Training, Optimization, and Common Techniques

The fundamental training process for CNNs is akin to that of other neural networks. It involves defining a loss function (e.g., cross-entropy loss for classification tasks), computing gradients through backpropagation, and updating network parameters using optimizers (such as Stochastic Gradient Descent (SGD) or Adam). In convolutional layers, backpropagation essentially entails differentiating the convolutional operation to calculate and update the gradients of the convolutional kernels and input data.

During the training of Convolutional Neural Networks, the selection of hyperparameters, including learning rate, batch size, and weight initialization, is of paramount importance, as they collectively influence the stability of the training process and the ultimate performance of the model. To mitigate overfitting and enhance the model’s generalization capabilities, several practical techniques can be employed.

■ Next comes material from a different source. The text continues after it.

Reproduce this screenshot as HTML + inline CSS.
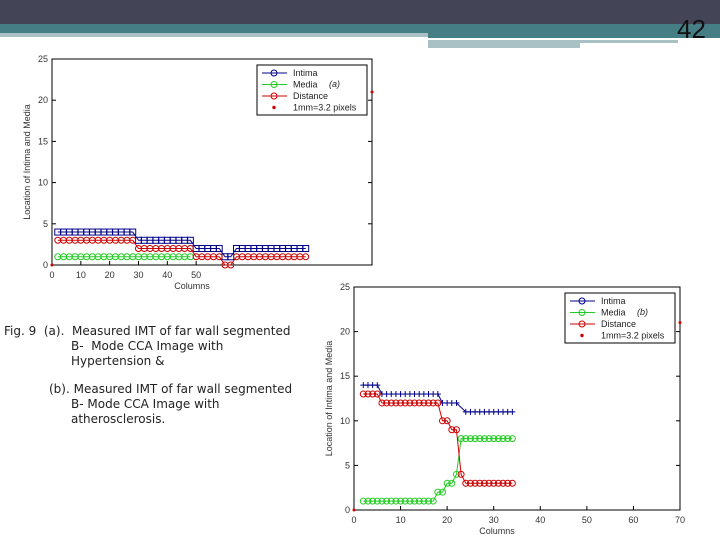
<!DOCTYPE html>
<html><head><meta charset="utf-8"><style>
body{margin:0;width:720px;height:540px;overflow:hidden;background:#fff;font-family:"Liberation Sans",sans-serif;position:relative}
.abs{position:absolute}
.cap{font-family:"DejaVu Sans",sans-serif;font-size:12px;color:#222;line-height:15px;white-space:nowrap}
</style></head><body>
<div class="abs" style="left:0;top:0;width:720px;height:24px;background:#434456"></div>
<div class="abs" style="left:0;top:24px;width:720px;height:9px;background:#457e85"></div>
<div class="abs" style="left:0;top:33px;width:428px;height:4px;background:#a9c1c4"></div>
<div class="abs" style="left:428px;top:33px;width:292px;height:5px;background:#457e85"></div>
<div class="abs" style="left:428px;top:40px;width:250px;height:3px;background:#a9c1c4"></div>
<div class="abs" style="left:428px;top:43px;width:152px;height:5px;background:#a9c1c4"></div>
<div class="abs" style="left:677px;top:14px;font-size:26px;color:#111">42</div>
<div class="abs cap" style="left:4px;top:324px;width:330px">
<div>Fig. 9 &nbsp;(a). &nbsp;Measured IMT of far wall segmented</div>
<div style="padding-left:67px">B- &nbsp;Mode CCA Image with</div>
<div style="padding-left:67px">Hypertension &amp;</div>
<div style="padding-left:45px;margin-top:13px">(b). Measured IMT of far wall segmented</div>
<div style="padding-left:67px">B- Mode CCA Image with</div>
<div style="padding-left:67px">atherosclerosis.</div>
</div>
<svg class="abs" style="left:0;top:0" width="720" height="540" id="svg"></svg>
<script>
// Chart (a) data
const aIntimaX=[2,4,6,8,10,12,14,16,18,20,22,24,26,28,30,32,34,36,38,40,42,44,46,48,50,52,54,56,58,60,62,64,66,68,70,72,74,76,78,80,82,84,86,88];
const aIntimaY=[4,4,4,4,4,4,4,4,4,4,4,4,4,4,3,3,3,3,3,3,3,3,3,3,2,2,2,2,2,1,1,2,2,2,2,2,2,2,2,2,2,2,2,2];
const aMediaX=[2,4,6,8,10,12,14,16,18,20,22,24,26,28,30,32,34,36,38,40,42,44,46,48];
const aMediaY=[1,1,1,1,1,1,1,1,1,1,1,1,1,1,1,1,1,1,1,1,1,1,1,1];
const aDistX=[2,4,6,8,10,12,14,16,18,20,22,24,26,28,30,32,34,36,38,40,42,44,46,48,50,52,54,56,58,60,62,64,66,68,70,72,74,76,78,80,82,84,86,88];
const aDistY=[3,3,3,3,3,3,3,3,3,3,3,3,3,3,2,2,2,2,2,2,2,2,2,2,1,1,1,1,1,0,0,1,1,1,1,1,1,1,1,1,1,1,1,1];
const aXTicks=[0,10,20,30,40,50];
// Chart (b) data
const bIntimaX=[2,3,4,5,6,7,8,9,10,11,12,13,14,15,16,17,18,19,20,21,22,24,25,26,27,28,29,30,31,32,33,34];
const bIntimaY=[14,14,14,14,13,13,13,13,13,13,13,13,13,13,13,13,13,12,12,12,12,11,11,11,11,11,11,11,11,11,11,11];
const bMediaX=[2,3,4,5,6,7,8,9,10,11,12,13,14,15,16,17,18,19,20,21,22,23,24,25,26,27,28,29,30,31,32,33,34];
const bMediaY=[1,1,1,1,1,1,1,1,1,1,1,1,1,1,1,1,2,2,3,3,4,8,8,8,8,8,8,8,8,8,8,8,8];
const bDistX=[2,3,4,5,6,7,8,9,10,11,12,13,14,15,16,17,18,19,20,21,22,23,24,25,26,27,28,29,30,31,32,33,34];
const bDistY=[13,13,13,13,12,12,12,12,12,12,12,12,12,12,12,12,12,10,10,9,9,4,3,3,3,3,3,3,3,3,3,3,3];
const bXTicks=[0,10,20,30,40,50,60,70];
const yTicks=[0,5,10,15,20,25];
const legendLabels=["Intima","Media","Distance","1mm=3.2 pixels"];

const svg=document.getElementById('svg');const NS='http://www.w3.org/2000/svg';
function el(t,a,p){const e=document.createElementNS(NS,t);for(const k in a)e.setAttribute(k,a[k]);(p||svg).appendChild(e);return e;}
function chart(id,L,T,R,B,xmax,xt,series,tag){
  const g=el('g',{});
  
  
  const sx=v=>L+(v/xmax)*(R-L), sy=v=>B-(v/25)*(B-T);
  const f=el('rect',{x:L,y:T,width:R-L,height:B-T,fill:'#fff',stroke:'#000','stroke-width':1},g);
  
  
  xt.forEach(v=>{el('line',{x1:sx(v),x2:sx(v),y1:B,y2:B-4,stroke:'#000'},g);
    const t=el('text',{x:sx(v),y:B+13,'font-size':9,'text-anchor':'middle',fill:'#333'},g);t.textContent=v;
    
    });
  yTicks.forEach(v=>{el('line',{x1:L,x2:L+4,y1:sy(v),y2:sy(v),stroke:'#000'},g);el('line',{x1:R,x2:R-4,y1:sy(v),y2:sy(v),stroke:'#000'},g);
    const t=el('text',{x:L-4,y:sy(v)+3,'font-size':9,'text-anchor':'end',fill:'#333'},g);t.textContent=v;
    
    });
  const xl=el('text',{x:(L+R)/2-20,y:B+24,'font-size':9,'text-anchor':'middle',fill:'#333'},g);xl.textContent='Columns';
  
  
  const yl=el('text',{x:0,y:0,'font-size':9,'text-anchor':'middle',fill:'#333',transform:`translate(${L-22},${(T+B)/2}) rotate(-90)`},g);yl.textContent='Location of Intima and Media';
  
  
  series.forEach(s=>{
    const pts=s.x.map((v,i)=>sx(v)+','+sy(s.y[i])).join(' ');
    const pl=el('polyline',{points:pts,fill:'none',stroke:s.c,'stroke-width':1},g);
    
    
    s.x.forEach((v,i)=>{const X=sx(v),Y=sy(s.y[i]);
      if(s.m==='sq')el('rect',{x:X-3,y:Y-3,width:6,height:6,fill:'none',stroke:s.c},g);
      else if(s.m==='o')el('circle',{cx:X,cy:Y,r:3,fill:'none',stroke:s.c},g);
      else{el('line',{x1:X-3,x2:X+3,y1:Y,y2:Y,stroke:s.c},g);el('line',{x1:X,x2:X,y1:Y-3,y2:Y+3,stroke:s.c},g);}});
  });
  el('circle',{cx:sx(0),cy:sy(0),r:1.5,fill:'#c00'},g);
  el('circle',{cx:R,cy:sy(21),r:1.5,fill:'#c00'},g);
  const lx=R-115,ly=T+6;
  const lg=el('rect',{x:lx,y:ly,width:110,height:50,fill:'#fff',stroke:'#000'},g);
  
  
  const cols=['#00008b','#2c2','#c00','#c00'];
  legendLabels.forEach((s,i)=>{const y=ly+8+i*11.5;
    if(i<3){el('line',{x1:lx+5,x2:lx+30,y1:y,y2:y,stroke:cols[i]},g);}
    el('circle',{cx:lx+17,cy:y,r:i<3?3:1.2,fill:i<3?'none':'#c00',stroke:cols[i]},g);
    const t=el('text',{x:lx+36,y:y+3,'font-size':9,fill:'#222'},g);t.textContent=s;
    
    });
  const tg=el('text',{x:lx+72,y:ly+22,'font-size':9,'font-style':'italic',fill:'#222'},g);tg.textContent=tag;
}
chart('a',52,59,372,265,111,aXTicks,[
  {n:'intima',x:aIntimaX,y:aIntimaY,c:'#00008b',m:'sq'},
  {n:'media',x:aMediaX,y:aMediaY,c:'#2c2',m:'o'},
  {n:'distance',x:aDistX,y:aDistY,c:'#c00',m:'o'}],'(a)');
chart('b',354,287,680,510,70,bXTicks,[
  {n:'intima',x:bIntimaX,y:bIntimaY,c:'#00008b',m:'+'},
  {n:'media',x:bMediaX,y:bMediaY,c:'#2c2',m:'o'},
  {n:'distance',x:bDistX,y:bDistY,c:'#c00',m:'o'}],'(b)');
</script>
</body></html>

Data augmentation is a highly effective strategy. By randomly flipping, cropping, rotating, or adjusting the brightness and contrast of training images, the diversity of the data can be significantly augmented. This compels the model to learn more robust features rather than merely memorizing specific samples from the training set.

Regularization techniques, such as weight decay (L2 regularization) and Dropout (randomly deactivating some neurons), are also efficacious. However, Dropout is typically utilized less frequently in convolutional layers compared to fully connected layers. Batch normalization has now become a standard feature in training deep networks. By normalizing each batch of data, it effectively stabilizes the training process, accelerates convergence, and enables the use of larger learning rates. Additionally, strategies for dynamically adjusting the learning rate during training and the “early stopping” method, which terminates training based on validation set performance, are commonly employed to prevent overfitting.

Beyond the aforementioned training techniques, enhancements at the model architecture level can also profoundly impact training outcomes. The introduction of residual connections is a pivotal breakthrough. By permitting information to flow directly across layers, it effectively alleviates the vanishing gradient problem in deep networks, making it feasible to train ultra-deep networks with hundreds of layers.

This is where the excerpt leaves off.